__Task goal__. Write out the listing exactly as it is given.

__Dataset excerpt__.
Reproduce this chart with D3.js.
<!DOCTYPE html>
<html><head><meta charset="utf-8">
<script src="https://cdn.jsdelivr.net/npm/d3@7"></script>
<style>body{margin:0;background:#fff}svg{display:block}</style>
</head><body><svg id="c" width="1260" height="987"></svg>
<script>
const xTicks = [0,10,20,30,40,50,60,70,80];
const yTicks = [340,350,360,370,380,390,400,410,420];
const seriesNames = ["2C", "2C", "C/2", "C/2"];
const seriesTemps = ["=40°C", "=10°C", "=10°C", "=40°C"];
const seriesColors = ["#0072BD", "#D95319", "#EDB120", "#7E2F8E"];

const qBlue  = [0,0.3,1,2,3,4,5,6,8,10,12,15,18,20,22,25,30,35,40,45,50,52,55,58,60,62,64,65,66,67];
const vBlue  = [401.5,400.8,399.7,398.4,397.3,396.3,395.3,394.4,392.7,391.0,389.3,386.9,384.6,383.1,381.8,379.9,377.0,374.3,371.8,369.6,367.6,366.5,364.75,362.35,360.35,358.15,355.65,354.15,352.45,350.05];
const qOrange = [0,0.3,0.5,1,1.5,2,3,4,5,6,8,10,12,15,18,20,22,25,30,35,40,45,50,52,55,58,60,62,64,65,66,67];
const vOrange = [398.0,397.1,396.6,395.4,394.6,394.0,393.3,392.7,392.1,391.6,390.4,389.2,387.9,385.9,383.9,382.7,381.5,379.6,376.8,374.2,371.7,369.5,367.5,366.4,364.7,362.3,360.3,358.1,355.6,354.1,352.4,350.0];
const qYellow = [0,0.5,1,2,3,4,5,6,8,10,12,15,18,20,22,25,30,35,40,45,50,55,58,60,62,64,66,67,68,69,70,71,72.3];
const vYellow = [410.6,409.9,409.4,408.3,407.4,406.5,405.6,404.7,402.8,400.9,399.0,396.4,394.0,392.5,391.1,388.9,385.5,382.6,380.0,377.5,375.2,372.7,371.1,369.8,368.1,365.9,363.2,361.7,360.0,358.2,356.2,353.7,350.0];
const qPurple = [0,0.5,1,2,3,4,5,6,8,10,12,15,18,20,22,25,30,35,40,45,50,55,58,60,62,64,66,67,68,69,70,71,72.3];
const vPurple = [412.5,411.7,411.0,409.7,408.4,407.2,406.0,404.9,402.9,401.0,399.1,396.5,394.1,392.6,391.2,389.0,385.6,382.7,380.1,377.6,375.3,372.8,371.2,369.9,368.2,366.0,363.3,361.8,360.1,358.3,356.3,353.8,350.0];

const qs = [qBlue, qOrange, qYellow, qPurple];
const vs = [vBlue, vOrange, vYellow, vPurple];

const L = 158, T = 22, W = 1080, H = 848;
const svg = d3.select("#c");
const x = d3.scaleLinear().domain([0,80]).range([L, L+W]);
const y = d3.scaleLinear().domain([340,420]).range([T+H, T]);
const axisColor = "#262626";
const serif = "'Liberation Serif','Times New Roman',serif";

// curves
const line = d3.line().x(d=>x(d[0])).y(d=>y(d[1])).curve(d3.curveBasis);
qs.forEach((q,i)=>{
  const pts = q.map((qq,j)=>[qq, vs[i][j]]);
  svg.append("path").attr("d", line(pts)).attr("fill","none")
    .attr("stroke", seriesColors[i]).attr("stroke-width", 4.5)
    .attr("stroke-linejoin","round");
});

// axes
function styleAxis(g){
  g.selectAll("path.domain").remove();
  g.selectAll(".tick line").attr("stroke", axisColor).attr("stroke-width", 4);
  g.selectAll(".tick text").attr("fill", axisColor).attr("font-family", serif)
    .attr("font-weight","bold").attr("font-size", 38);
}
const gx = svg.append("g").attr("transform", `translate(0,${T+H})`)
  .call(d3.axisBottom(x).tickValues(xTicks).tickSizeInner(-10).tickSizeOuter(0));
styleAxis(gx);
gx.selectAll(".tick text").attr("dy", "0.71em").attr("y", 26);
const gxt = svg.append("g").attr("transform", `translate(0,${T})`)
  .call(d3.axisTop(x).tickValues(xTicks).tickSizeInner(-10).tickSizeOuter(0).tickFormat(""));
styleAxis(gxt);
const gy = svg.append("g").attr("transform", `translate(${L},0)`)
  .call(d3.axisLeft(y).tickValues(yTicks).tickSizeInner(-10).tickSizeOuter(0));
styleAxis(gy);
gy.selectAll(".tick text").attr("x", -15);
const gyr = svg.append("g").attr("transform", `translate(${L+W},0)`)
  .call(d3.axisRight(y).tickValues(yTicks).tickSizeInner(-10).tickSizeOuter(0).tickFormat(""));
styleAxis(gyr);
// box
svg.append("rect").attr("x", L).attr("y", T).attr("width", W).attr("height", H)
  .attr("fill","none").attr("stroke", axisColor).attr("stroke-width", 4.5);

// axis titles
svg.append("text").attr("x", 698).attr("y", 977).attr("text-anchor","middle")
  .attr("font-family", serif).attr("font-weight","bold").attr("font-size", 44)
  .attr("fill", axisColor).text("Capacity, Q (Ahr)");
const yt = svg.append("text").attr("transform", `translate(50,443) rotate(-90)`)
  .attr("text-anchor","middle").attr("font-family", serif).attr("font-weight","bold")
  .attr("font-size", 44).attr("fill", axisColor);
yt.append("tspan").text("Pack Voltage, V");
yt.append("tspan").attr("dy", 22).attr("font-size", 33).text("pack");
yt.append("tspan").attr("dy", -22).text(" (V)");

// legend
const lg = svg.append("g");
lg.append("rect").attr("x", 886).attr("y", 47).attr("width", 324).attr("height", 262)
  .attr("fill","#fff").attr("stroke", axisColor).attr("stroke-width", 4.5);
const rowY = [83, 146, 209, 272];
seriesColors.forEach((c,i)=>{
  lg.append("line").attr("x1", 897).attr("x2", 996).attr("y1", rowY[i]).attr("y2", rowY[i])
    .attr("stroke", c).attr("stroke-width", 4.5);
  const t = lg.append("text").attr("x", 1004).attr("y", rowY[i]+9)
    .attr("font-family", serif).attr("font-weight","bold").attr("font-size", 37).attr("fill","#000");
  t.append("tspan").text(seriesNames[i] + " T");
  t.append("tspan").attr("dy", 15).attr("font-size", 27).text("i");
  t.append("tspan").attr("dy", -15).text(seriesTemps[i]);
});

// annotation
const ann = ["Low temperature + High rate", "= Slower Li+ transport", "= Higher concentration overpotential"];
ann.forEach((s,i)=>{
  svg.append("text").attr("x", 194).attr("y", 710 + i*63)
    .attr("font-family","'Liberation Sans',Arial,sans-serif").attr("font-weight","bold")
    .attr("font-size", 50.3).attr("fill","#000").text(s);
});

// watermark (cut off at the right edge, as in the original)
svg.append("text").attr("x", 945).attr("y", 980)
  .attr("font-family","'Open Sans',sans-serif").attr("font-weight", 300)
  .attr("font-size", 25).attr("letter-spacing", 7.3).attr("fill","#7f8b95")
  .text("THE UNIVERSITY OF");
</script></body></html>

__Exercise solution__.
Reproduce this chart with D3.js.
<!DOCTYPE html>
<html><head><meta charset="utf-8">
<script src="https://cdn.jsdelivr.net/npm/d3@7"></script>
<style>body{margin:0;background:#fff}svg{display:block}</style>
</head><body><svg id="c" width="1260" height="987"></svg>
<script>
const xTicks = [0,10,20,30,40,50,60,70,80];
const yTicks = [340,350,360,370,380,390,400,410,420];
const seriesNames = ["2C", "2C", "C/2", "C/2"];
const seriesTemps = ["=40°C", "=10°C", "=10°C", "=40°C"];
const seriesColors = ["#0072BD", "#D95319", "#EDB120", "#7E2F8E"];

const qBlue  = [0,0.3,1,2,3,4,5,6,8,10,12,15,18,20,22,25,30,35,40,45,50,52,55,58,60,62,64,65,66,67];
const vBlue  = [401.5,400.8,399.7,398.4,397.3,396.3,395.3,394.4,392.7,391.0,389.3,386.9,384.6,383.1,381.8,379.9,377.0,374.3,371.8,369.6,367.6,366.5,364.75,362.35,360.35,358.15,355.65,354.15,352.45,350.05];
const qOrange = [0,0.3,0.5,1,1.5,2,3,4,5,6,8,10,12,15,18,20,22,25,30,35,40,45,50,52,55,58,60,62,64,65,66,67];
const vOrange = [398.0,397.1,396.6,395.4,394.6,394.0,393.3,392.7,392.1,391.6,390.4,389.2,387.9,385.9,383.9,382.7,381.5,379.6,376.8,374.2,371.7,369.5,367.5,366.4,364.7,362.3,360.3,358.1,355.6,354.1,352.4,350.0];
const qYellow = [0,0.5,1,2,3,4,5,6,8,10,12,15,18,20,22,25,30,35,40,45,50,55,58,60,62,64,66,67,68,69,70,71,72.3];
const vYellow = [410.6,409.9,409.4,408.3,407.4,406.5,405.6,404.7,402.8,400.9,399.0,396.4,394.0,392.5,391.1,388.9,385.5,382.6,380.0,377.5,375.2,372.7,371.1,369.8,368.1,365.9,363.2,361.7,360.0,358.2,356.2,353.7,350.0];
const qPurple = [0,0.5,1,2,3,4,5,6,8,10,12,15,18,20,22,25,30,35,40,45,50,55,58,60,62,64,66,67,68,69,70,71,72.3];
const vPurple = [412.5,411.7,411.0,409.7,408.4,407.2,406.0,404.9,402.9,401.0,399.1,396.5,394.1,392.6,391.2,389.0,385.6,382.7,380.1,377.6,375.3,372.8,371.2,369.9,368.2,366.0,363.3,361.8,360.1,358.3,356.3,353.8,350.0];

const qs = [qBlue, qOrange, qYellow, qPurple];
const vs = [vBlue, vOrange, vYellow, vPurple];

const L = 158, T = 22, W = 1080, H = 848;
const svg = d3.select("#c");
const x = d3.scaleLinear().domain([0,80]).range([L, L+W]);
const y = d3.scaleLinear().domain([340,420]).range([T+H, T]);
const axisColor = "#262626";
const serif = "'Liberation Serif','Times New Roman',serif";

// curves
const line = d3.line().x(d=>x(d[0])).y(d=>y(d[1])).curve(d3.curveBasis);
qs.forEach((q,i)=>{
  const pts = q.map((qq,j)=>[qq, vs[i][j]]);
  svg.append("path").attr("d", line(pts)).attr("fill","none")
    .attr("stroke", seriesColors[i]).attr("stroke-width", 4.5)
    .attr("stroke-linejoin","round");
});

// axes
function styleAxis(g){
  g.selectAll("path.domain").remove();
  g.selectAll(".tick line").attr("stroke", axisColor).attr("stroke-width", 4);
  g.selectAll(".tick text").attr("fill", axisColor).attr("font-family", serif)
    .attr("font-weight","bold").attr("font-size", 38);
}
const gx = svg.append("g").attr("transform", `translate(0,${T+H})`)
  .call(d3.axisBottom(x).tickValues(xTicks).tickSizeInner(-10).tickSizeOuter(0));
styleAxis(gx);
gx.selectAll(".tick text").attr("dy", "0.71em").attr("y", 26);
const gxt = svg.append("g").attr("transform", `translate(0,${T})`)
  .call(d3.axisTop(x).tickValues(xTicks).tickSizeInner(-10).tickSizeOuter(0).tickFormat(""));
styleAxis(gxt);
const gy = svg.append("g").attr("transform", `translate(${L},0)`)
  .call(d3.axisLeft(y).tickValues(yTicks).tickSizeInner(-10).tickSizeOuter(0));
styleAxis(gy);
gy.selectAll(".tick text").attr("x", -15);
const gyr = svg.append("g").attr("transform", `translate(${L+W},0)`)
  .call(d3.axisRight(y).tickValues(yTicks).tickSizeInner(-10).tickSizeOuter(0).tickFormat(""));
styleAxis(gyr);
// box
svg.append("rect").attr("x", L).attr("y", T).attr("width", W).attr("height", H)
  .attr("fill","none").attr("stroke", axisColor).attr("stroke-width", 4.5);

// axis titles
svg.append("text").attr("x", 698).attr("y", 977).attr("text-anchor","middle")
  .attr("font-family", serif).attr("font-weight","bold").attr("font-size", 44)
  .attr("fill", axisColor).text("Capacity, Q (Ahr)");
const yt = svg.append("text").attr("transform", `translate(50,443) rotate(-90)`)
  .attr("text-anchor","middle").attr("font-family", serif).attr("font-weight","bold")
  .attr("font-size", 44).attr("fill", axisColor);
yt.append("tspan").text("Pack Voltage, V");
yt.append("tspan").attr("dy", 22).attr("font-size", 33).text("pack");
yt.append("tspan").attr("dy", -22).text(" (V)");

// legend
const lg = svg.append("g");
lg.append("rect").attr("x", 886).attr("y", 47).attr("width", 324).attr("height", 262)
  .attr("fill","#fff").attr("stroke", axisColor).attr("stroke-width", 4.5);
const rowY = [83, 146, 209, 272];
seriesColors.forEach((c,i)=>{
  lg.append("line").attr("x1", 897).attr("x2", 996).attr("y1", rowY[i]).attr("y2", rowY[i])
    .attr("stroke", c).attr("stroke-width", 4.5);
  const t = lg.append("text").attr("x", 1004).attr("y", rowY[i]+9)
    .attr("font-family", serif).attr("font-weight","bold").attr("font-size", 37).attr("fill","#000");
  t.append("tspan").text(seriesNames[i] + " T");
  t.append("tspan").attr("dy", 15).attr("font-size", 27).text("i");
  t.append("tspan").attr("dy", -15).text(seriesTemps[i]);
});

// annotation
const ann = ["Low temperature + High rate", "= Slower Li+ transport", "= Higher concentration overpotential"];
ann.forEach((s,i)=>{
  svg.append("text").attr("x", 194).attr("y", 710 + i*63)
    .attr("font-family","'Liberation Sans',Arial,sans-serif").attr("font-weight","bold")
    .attr("font-size", 50.3).attr("fill","#000").text(s);
});

// watermark (cut off at the right edge, as in the original)
svg.append("text").attr("x", 945).attr("y", 980)
  .attr("font-family","'Open Sans',sans-serif").attr("font-weight", 300)
  .attr("font-size", 25).attr("letter-spacing", 7.3).attr("fill","#7f8b95")
  .text("THE UNIVERSITY OF");
</script></body></html>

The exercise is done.